Below are the records. Retype, exactly, the lines from the first through the line with "return (x - CX) / R, (CY - y) / R", and leave out the pictures.
# START OF Data to process
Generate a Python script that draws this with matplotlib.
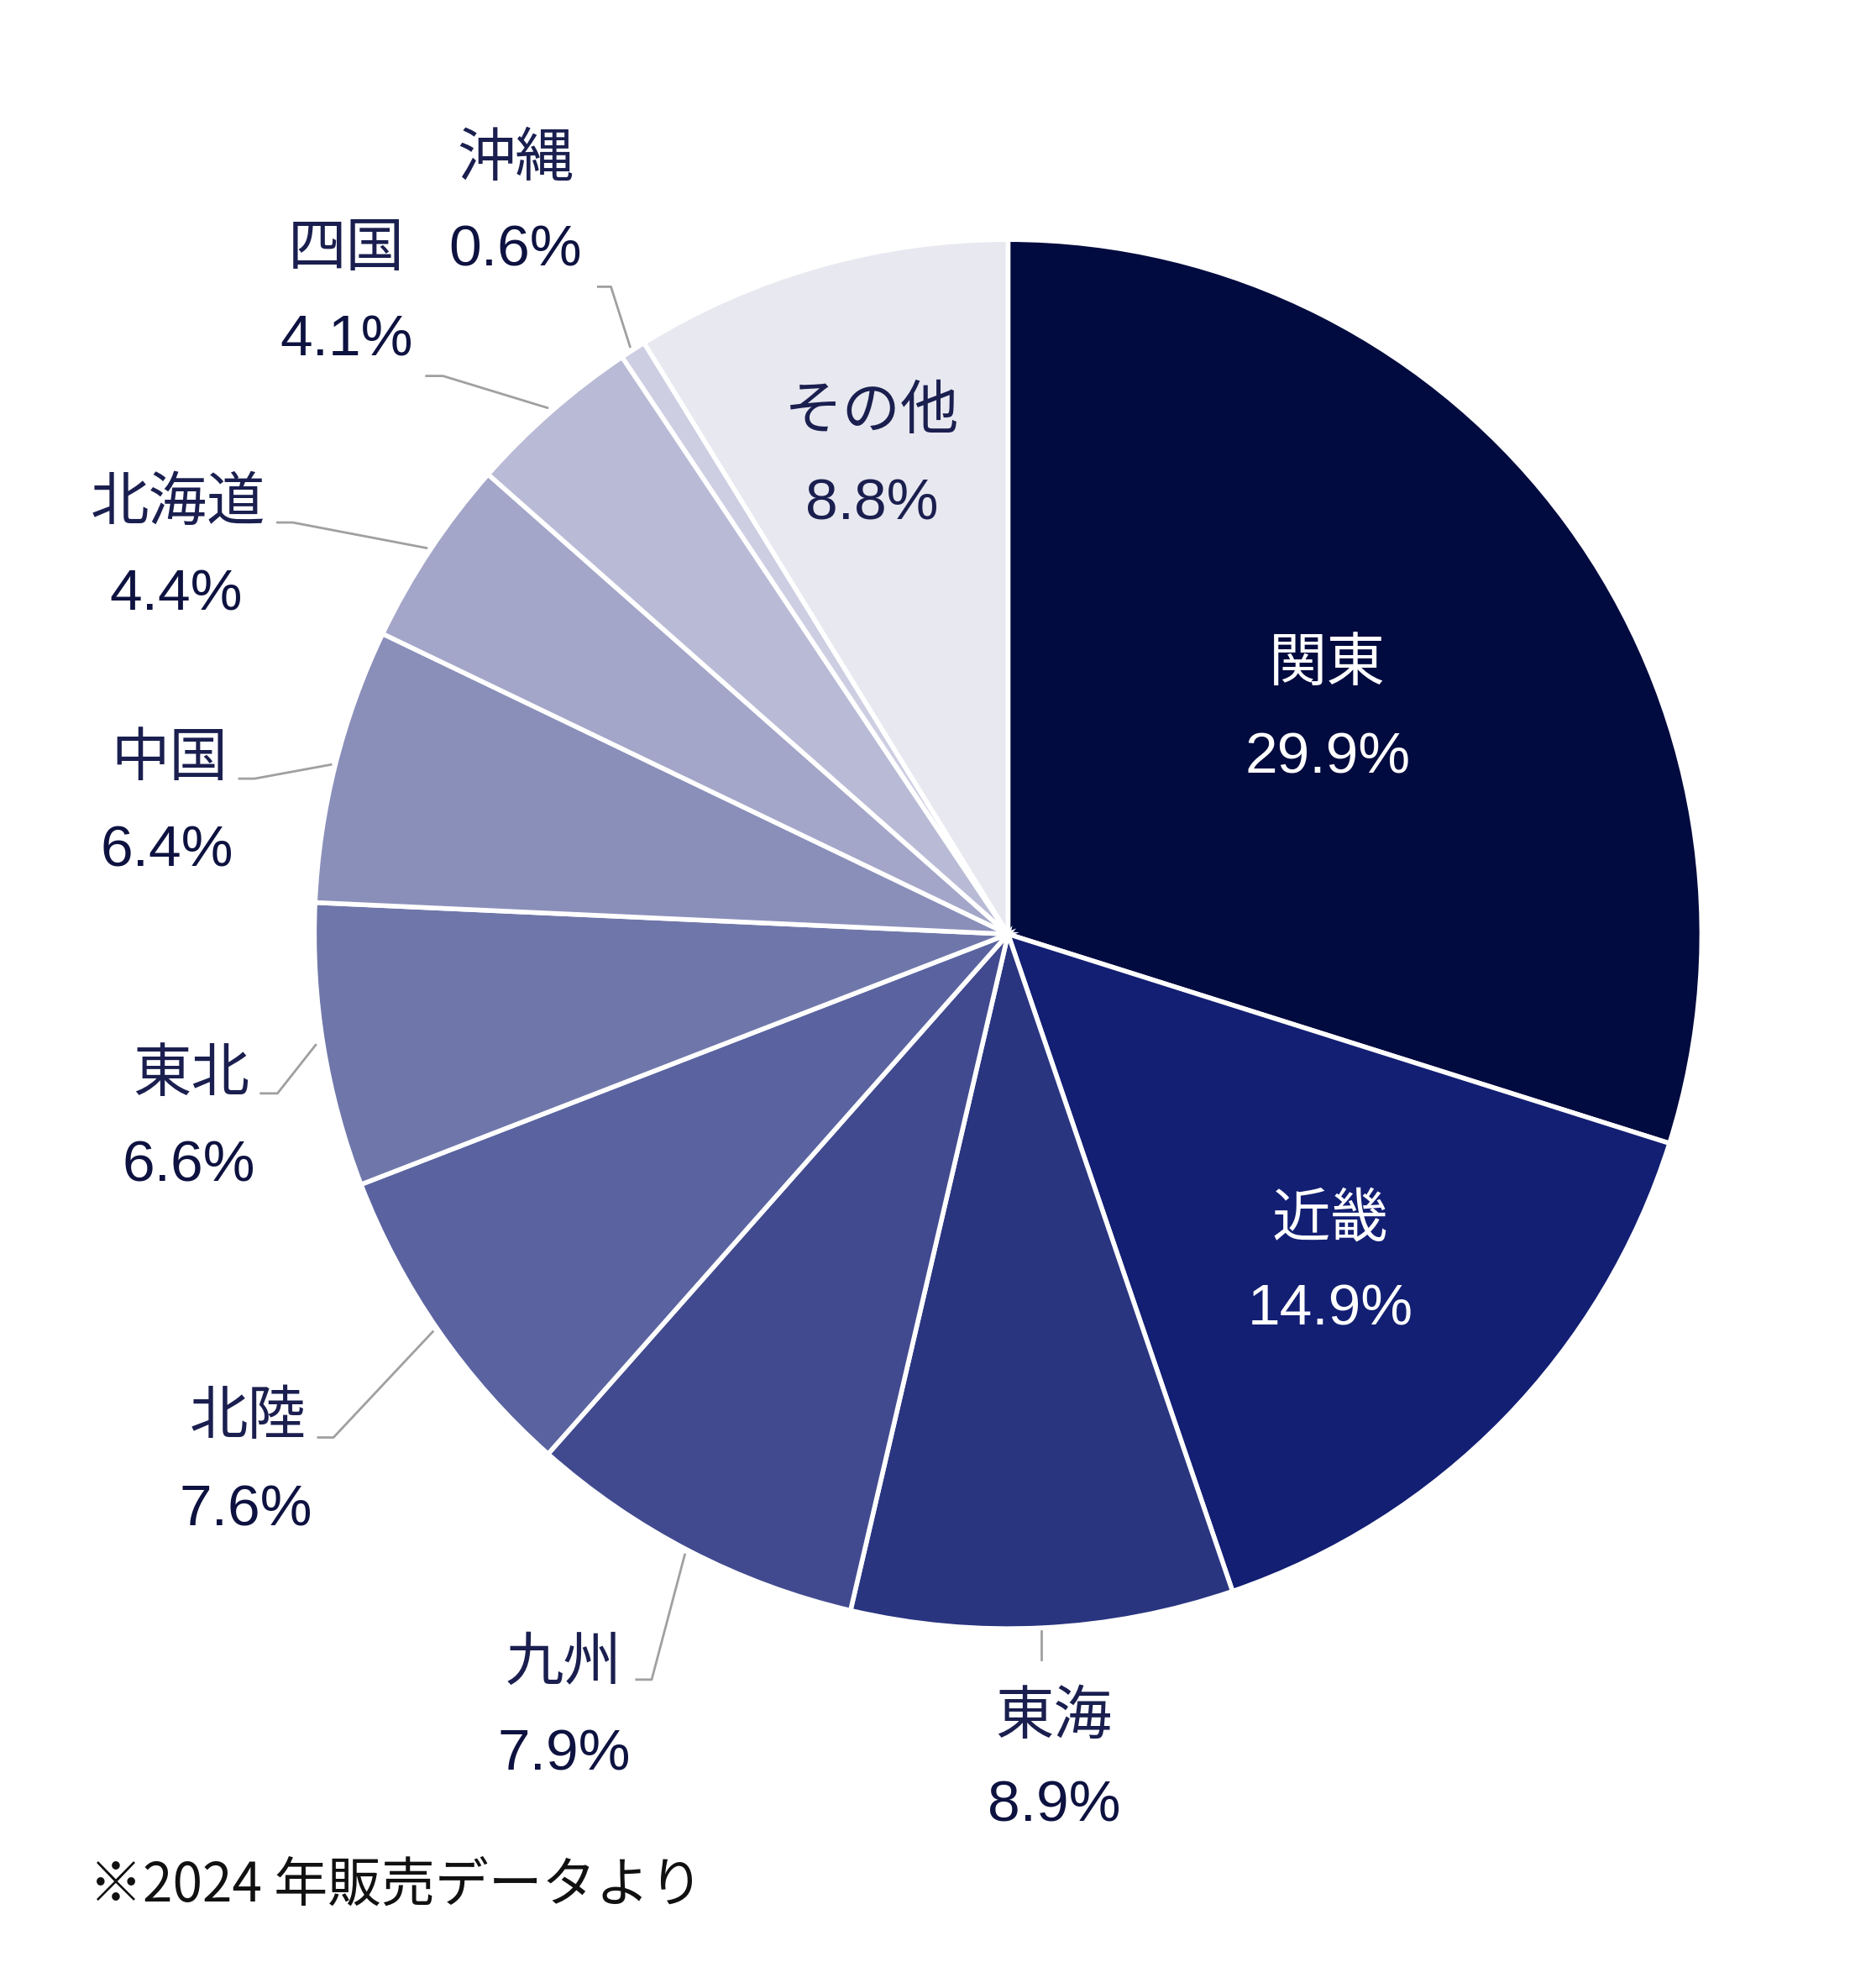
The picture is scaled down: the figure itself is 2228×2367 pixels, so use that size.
import matplotlib
matplotlib.use("Agg")
from matplotlib import pyplot as plt

regions = ["関東", "近畿", "東海", "九州", "北陸", "東北", "中国", "北海道", "四国", "沖縄", "その他"]
shares = [29.9, 14.9, 8.9, 7.9, 7.6, 6.6, 6.4, 4.4, 4.1, 0.6, 8.8]
colors = ["#020b3f", "#131f73", "#2a3580", "#424a8f", "#5a63a0", "#6f77aa",
          "#8a8fba", "#a3a6c8", "#b9bbd6", "#cdcee2", "#e8e8f0"]
footnote = "※2024 年販売データより"

# layout helpers (reference measured at 1470x1560, pie centre 792,733 r=545)
CX, CY, R = 792, 733, 545


def u(x, y):
    return (x - CX) / R, (CY - y) / R


# name pos, pct pos, leader points
outside = {
    "東海": ((828, 1347), (828, 1417), [(818, 1280), (818, 1302)]),
    "九州": ((443, 1305), (443, 1377), [(538, 1220), (512, 1318), (500, 1318)]),
    "北陸": ((195, 1112), (193, 1185), [(340, 1045), (262, 1128), (250, 1128)]),
    "東北": ((150, 843), (148, 915), [(248, 820), (218, 858), (205, 858)]),
    "中国": ((133, 595), (131, 668), [(260, 600), (200, 611), (188, 611)]),
    "北海道": ((140, 395), (138, 467), [(335, 430), (230, 410), (218, 410)]),
    "四国": ((272, 195), (272, 267), [(430, 320), (348, 295), (335, 295)]),
    "沖縄": ((405, 125), (405, 197), [(495, 272), (480, 225), (470, 225)]),
}
inside = {
    "関東": ((1043, 521), (1043, 595), "white"),
    "近畿": ((1045, 957), (1045, 1028), "white"),
    "その他": ((685, 323), (685, 396), "#1a1f4f"),
}

plt.rcParams["font.family"] = ["Noto Sans CJK JP", "Liberation Sans", "DejaVu Sans"]

fig = plt.figure(figsize=(22.28, 23.67), dpi=100)
ax = fig.add_axes([0, 0, 1, 1])
ax.pie(shares, colors=colors, startangle=90, counterclock=False, radius=1,
       wedgeprops=dict(edgecolor="white", linewidth=4))
ax.set_xlim(-CX / R, (1470 - CX) / R)
ax.set_ylim(-(1560 - CY) / R, CY / R)
ax.set_aspect("auto")
ax.axis("off")

name_fs, pct_fs = 50, 50
for name, share in zip(regions, shares):
    pct = f"{share:.1f}%"
    if name in inside:
        (npos, ppos, col) = inside[name]
        ax.text(*u(*npos), name, ha="center", va="center", fontsize=name_fs, color=col)
        ax.text(*u(*ppos), pct, ha="center", va="center", fontsize=pct_fs, color=col,
                fontfamily="Liberation Sans")
    else:
        npos, ppos, pts = outside[name]
        ax.text(*u(*npos), name, ha="center", va="center", fontsize=name_fs, color="#1a1f4f")
        ax.text(*u(*ppos), pct, ha="center", va="center", fontsize=pct_fs, color="#0d1240",
                fontfamily="Liberation Sans")
        xs, ys = zip(*[u(*p) for p in pts])
        ax.plot(xs, ys, color="#a0a0a0", lw=2)

ax.text(*u(70, 1480), footnote, ha="left", va="center", fontsize=46, color="#111111")

fig.savefig("out.png", dpi=100)
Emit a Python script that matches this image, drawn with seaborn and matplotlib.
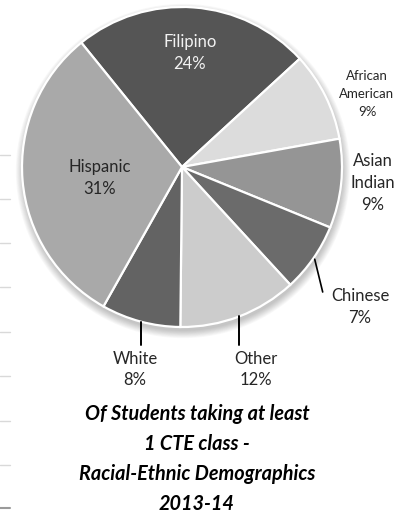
import numpy as np
import matplotlib
matplotlib.use("Agg")
import matplotlib.pyplot as plt
from matplotlib.patches import Circle
import seaborn as sns

# ---- data ----
categories = ["Filipino", "African\nAmerican", "Asian\nIndian", "Chinese", "Other", "White", "Hispanic"]
shares = [24, 9, 9, 7, 12, 8, 31]
colors = ["#555555", "#dcdcdc", "#959595", "#6b6b6b", "#cccccc", "#636363", "#a9a9a9"]
title_lines = ["Of Students taking at least", "1 CTE class -", "Racial-Ethnic Demographics", "2013-14"]
left_grid_px = [155, 199, 243, 287, 332, 376, 421, 465, 508]

sns.set_theme(style="white")
plt.rcParams["font.family"] = ["Lato", "DejaVu Sans"]

W, H = 405, 516
fig = plt.figure(figsize=(W / 100, H / 100), dpi=100)
ax = fig.add_axes([0, 0, 1, 1])

def py(y):  # pixel-from-top -> data y
    return H - y

cx, cy, R = 182, py(167), 160

# soft shadow
for k in range(10):
    ax.add_patch(Circle((cx + 1, cy - 4), R + k * 0.8, color="black", alpha=0.025, lw=0, zorder=0))

wedges, _ = ax.pie(shares, colors=colors, startangle=129, counterclock=False,
                   center=(cx, cy), radius=R,
                   wedgeprops=dict(edgecolor="white", linewidth=1.6))
for w in wedges:
    w.set_zorder(2)

ax.set_xlim(0, W)
ax.set_ylim(0, H)
ax.set_aspect("auto")
ax.axis("off")

def mid_edge(i, rr=1.0):
    w = wedges[i]
    a = np.deg2rad((w.theta1 + w.theta2) / 2)
    return cx + R * rr * np.cos(a), cy + R * rr * np.sin(a)

fs = 12
txt = "#262626"
pct = [f"{s}%" for s in shares]
# inside labels
ax.text(190, py(53), f"{categories[0]}\n{pct[0]}", ha="center", va="center", fontsize=fs,
        color="#f2f2f2", linespacing=1.5, zorder=5)
ax.text(100, py(178), f"{categories[6]}\n{pct[6]}", ha="center", va="center", fontsize=fs,
        color=txt, linespacing=1.5, zorder=5)
# outside labels
ax.text(367, py(94), f"{categories[1]}\n{pct[1]}", ha="center", va="center", fontsize=9.5,
        color=txt, linespacing=1.55)
ax.text(373, py(183), f"{categories[2]}\n{pct[2]}", ha="center", va="center", fontsize=fs,
        color=txt, linespacing=1.5)
ax.text(360, py(307), f"{categories[3]}\n{pct[3]}", ha="center", va="center", fontsize=fs,
        color=txt, linespacing=1.45)
ax.text(256, py(369.5), f"{categories[4]}\n{pct[4]}", ha="center", va="center", fontsize=fs,
        color=txt, linespacing=1.45)
ax.text(135, py(369.5), f"{categories[5]}\n{pct[5]}", ha="center", va="center", fontsize=fs,
        color=txt, linespacing=1.45)

# leader lines
x0, y0 = mid_edge(3, 1.01)
ax.plot([x0, x0 + 8], [y0, py(292)], color="black", lw=1.2, zorder=3)
for i in (4, 5):
    x0, y0 = mid_edge(i, 1.0)
    ax.plot([x0, x0], [y0, py(345)], color="black", lw=1.4, zorder=3)

# title
ax.text(197, py(459), "\n".join(title_lines), ha="center", va="center", fontsize=14.3,
        fontweight="bold", fontstyle="italic", color="black", linespacing=1.62)

# faint gridline stubs at left edge
for i, g in enumerate(left_grid_px):
    last = i == len(left_grid_px) - 1
    ax.plot([0, 10], [py(g), py(g)], color="#9a9a9a" if last else "#d9d9d9",
            lw=1.5 if last else 1.0, zorder=1)

fig.savefig("out.png", dpi=100)
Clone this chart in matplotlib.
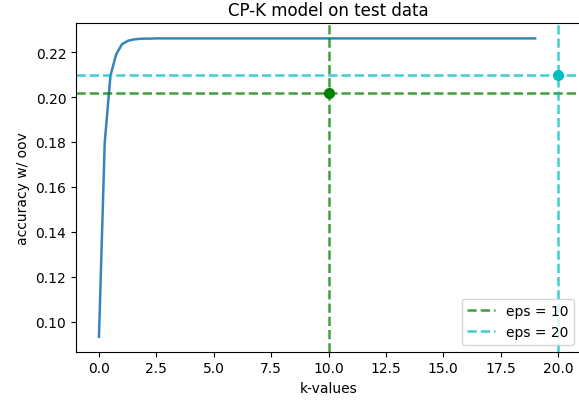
import numpy as np
import matplotlib.pyplot as plt

# k-values (step 0.25 from 0 to 19) and accuracy
k_values = np.arange(0, 19.25, 0.25)
accuracy = [0.0933, 0.1797, 0.2095, 0.2190, 0.2235, 0.2250, 0.2256, 0.2259,
            0.2260, 0.2260, 0.2261, 0.2261, 0.2261, 0.2261, 0.2261, 0.2261,
            0.2261, 0.2261, 0.2261, 0.2261, 0.2261, 0.2261, 0.2261, 0.2261,
            0.2261, 0.2261, 0.2261, 0.2261, 0.2261, 0.2261, 0.2261, 0.2261,
            0.2261, 0.2261, 0.2261, 0.2261, 0.2261, 0.2261, 0.2261, 0.2261,
            0.2261, 0.2261, 0.2261, 0.2261, 0.2261, 0.2261, 0.2261, 0.2261,
            0.2261, 0.2261, 0.2261, 0.2261, 0.2261, 0.2261, 0.2261, 0.2261,
            0.2261, 0.2261, 0.2261, 0.2261, 0.2261, 0.2261, 0.2261, 0.2261,
            0.2261, 0.2261, 0.2261, 0.2261, 0.2261, 0.2261, 0.2261, 0.2261,
            0.2261, 0.2261, 0.2261, 0.2261, 0.2261]

# eps settings: best k and accuracy for each
eps_labels = ["eps = 10", "eps = 20"]
eps_k = [10, 20]
eps_acc = [0.202, 0.21]
eps_line_colors = ["g", "c"]

fig = plt.figure(figsize=(5.79, 4.06), dpi=100)
ax = fig.add_axes([0.1313, 0.1313, 0.8722, 0.8084])

ax.plot(k_values, accuracy, color="tab:blue", lw=1.8, alpha=0.9)

for label, k, acc, col in zip(eps_labels, eps_k, eps_acc, eps_line_colors):
    ax.axhline(acc, color=col, ls="--", lw=1.8, alpha=0.75, label=label)
    ax.axvline(k, color=col, ls="--", lw=1.8, alpha=0.75)
    ax.plot(k, acc, "o", color=col, markersize=7)

ax.set_title("CP-K model on test data", fontsize=12)
ax.set_xlabel("k-values")
ax.set_ylabel("accuracy w/ oov")
ax.legend(loc="lower right")

fig.savefig("out.png", dpi=100)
# END OF Data to process
* Full output
Generate a Python script that draws this with matplotlib.
The picture is scaled down: the figure itself is 2228×2367 pixels, so use that size.
import matplotlib
matplotlib.use("Agg")
from matplotlib import pyplot as plt

regions = ["関東", "近畿", "東海", "九州", "北陸", "東北", "中国", "北海道", "四国", "沖縄", "その他"]
shares = [29.9, 14.9, 8.9, 7.9, 7.6, 6.6, 6.4, 4.4, 4.1, 0.6, 8.8]
colors = ["#020b3f", "#131f73", "#2a3580", "#424a8f", "#5a63a0", "#6f77aa",
          "#8a8fba", "#a3a6c8", "#b9bbd6", "#cdcee2", "#e8e8f0"]
footnote = "※2024 年販売データより"

# layout helpers (reference measured at 1470x1560, pie centre 792,733 r=545)
CX, CY, R = 792, 733, 545


def u(x, y):
    return (x - CX) / R, (CY - y) / R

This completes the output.